Where EV adoption is moving fastest, the same pattern tends to appear: consistent infrastructure rollout, clear long-term policy signalling, and real alignment between local authorities, fleet operators, energy providers, and charging networks. That combination is becoming the true competitive advantage.
The United Arab Emirates provides a strong example of an execution-led approach. Visible infrastructure deployment, nationwide charging expansion, and integration with broader urban mobility planning has enabled EV uptake that’s stronger than many would have predicted in a hydrocarbon-heavy economy. That matters because it proves electrification isn’t just a climate narrative. It’s also an infrastructure management story, and regions that treat it that way are likely to see better outcomes.
Fleet Electrification Is Emerging as the Fastest Commercial Proof Point
Passenger cars may dominate headlines, but fleet electrification is increasingly where the real execution story is being written. Globally, commercial EV deployments are scaling faster than private ownership adoption in many regions, especially where predictable routes, centralised charging, and high daily utilisation allow operators to capture savings quickly.
Fleet operators can often achieve 30–50% lower operating costs per kilometre in suitable use cases, making electrification attractive even when consumer economics remain more marginal. This is one reason fleets are becoming early-scale anchors for charging infrastructure buildout. If you can guarantee utilisation, you can justify investment. And if you can justify investment, you can accelerate network growth.
This creates a feedback loop that benefits the entire ecosystem.

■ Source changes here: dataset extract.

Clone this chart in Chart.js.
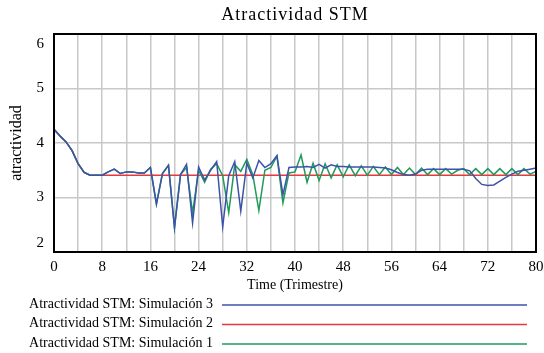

Fleet demand supports charging infrastructure. Charging infrastructure reduces adoption friction. Reduced friction supports wider market growth. It’s not glamorous, but it’s the kind of commercial logic that underpins durable industries.
EV Supply Chains Are Being Rewritten Under Global Pressure
Electrification isn’t happening in a vacuum. It’s unfolding against a backdrop of supply-chain realignment driven by geopolitics, trade policy shifts, and localisation initiatives. OEMs and suppliers are actively reassessing manufacturing footprints to reduce concentration risk and improve resilience.
This is where new production hubs are becoming strategically important. Morocco is a standout example, with automotive production approaching 700,000 vehicles annually, domestic integration exceeding 60%, and automotive exports accounting for more than 20% of GDP. These attributes position the country as a credible EV manufacturing and export platform, even without being a major domestic EV demand market.
The implication for global OEMs is straightforward: manufacturing diversification is becoming a baseline requirement for competitiveness. It’s no longer a contingency plan or a political hedge. It’s a commercial necessity. The companies that can’t de-risk their supply chains may find themselves trapped by pricing volatility, production disruption, or policy-driven trade barriers.
The EV Ecosystem Is No Longer OEM-Centric
One of the clearest signals of EV market maturity is that influence is spreading beyond automakers. OEMs may have been the spark, but they’re no longer the only engine. As electrification scales, charging providers, energy system players, fleet operators, and infrastructure integrators are becoming central stakeholders shaping how the market develops.
Charging operators are increasingly functioning as system integrators, not just service providers. Energy providers and grid operators are gaining importance as smart charging, renewable integration, and vehicle-to-grid capabilities evolve. Meanwhile, fleet operators are proving to be one of the most commercially reliable forms of EV demand, especially in logistics, municipal services, and corporate transport.
This broader shift is forcing the industry to think differently about value creation. The future isn’t just about selling vehicles. It’s about building connected, transferable systems that deliver efficiency across transport, energy, and infrastructure. That ecosystem thinking is what turns electrification into an industry rather than a product category.
The Market Isn’t Decelerating It’s Redistributing
Put together, the signals from global EV adoption, investment flows, supply chain shifts, and ecosystem expansion point to something more nuanced than a slowdown. The industry isn’t stalling. It’s redistributing.
Growth is becoming more execution-led. It’s becoming geographically differentiated. And it’s increasingly dependent on alignment between capital, policy, infrastructure, and energy systems. That’s why the next phase may produce fewer dramatic headlines than the early EV surge, but it could deliver something more valuable: a more durable foundation for long-term industrial transformation.
For construction and infrastructure stakeholders, this matters deeply. Electrification isn’t simply a passenger car trend. It drives new demands for grid upgrades, charging corridors, industrial manufacturing capacity, smart logistics, and new materials supply chains. It affects port development, industrial zoning, renewable integration, and even the design priorities of future cities.
Strategic Priorities for OEMs Investors and Infrastructure Partners
OEMs will need to align market entry and product portfolios with each geography’s structural role. Winning in an export-driven region is not the same as winning in a demand-led market, and forcing the wrong approach can destroy margin faster than any competitor.
Investors will increasingly prioritise execution environments over headline market size. A smaller market with regulatory clarity and infrastructure coordination may deliver better returns than a larger market with fragmented policy and inconsistent rollout.
Fleet operators are likely to remain early-scale anchors that shape both infrastructure buildout and energy demand. For charging providers, the commercial priority will shift toward utilisation, interoperability, and grid alignment. Governments, meanwhile, will need to move beyond target setting and focus on execution credibility, because adoption at scale depends on trust.
A More Durable EV Growth Story Takes Shape
The EV market’s next chapter won’t be defined by novelty. It will be defined by integration, operational discipline, and capital alignment. Regions that coordinate industrial policy, infrastructure development, fleet deployment, and energy system readiness are likely to capture disproportionate value.
In that sense, the EV market’s “renaissance” is less about a comeback and more about a rebuild. The foundations are being reinforced. The ecosystem is widening. And the industry is beginning to behave like what it has always needed to become: a global infrastructure transformation, not just an automotive trend.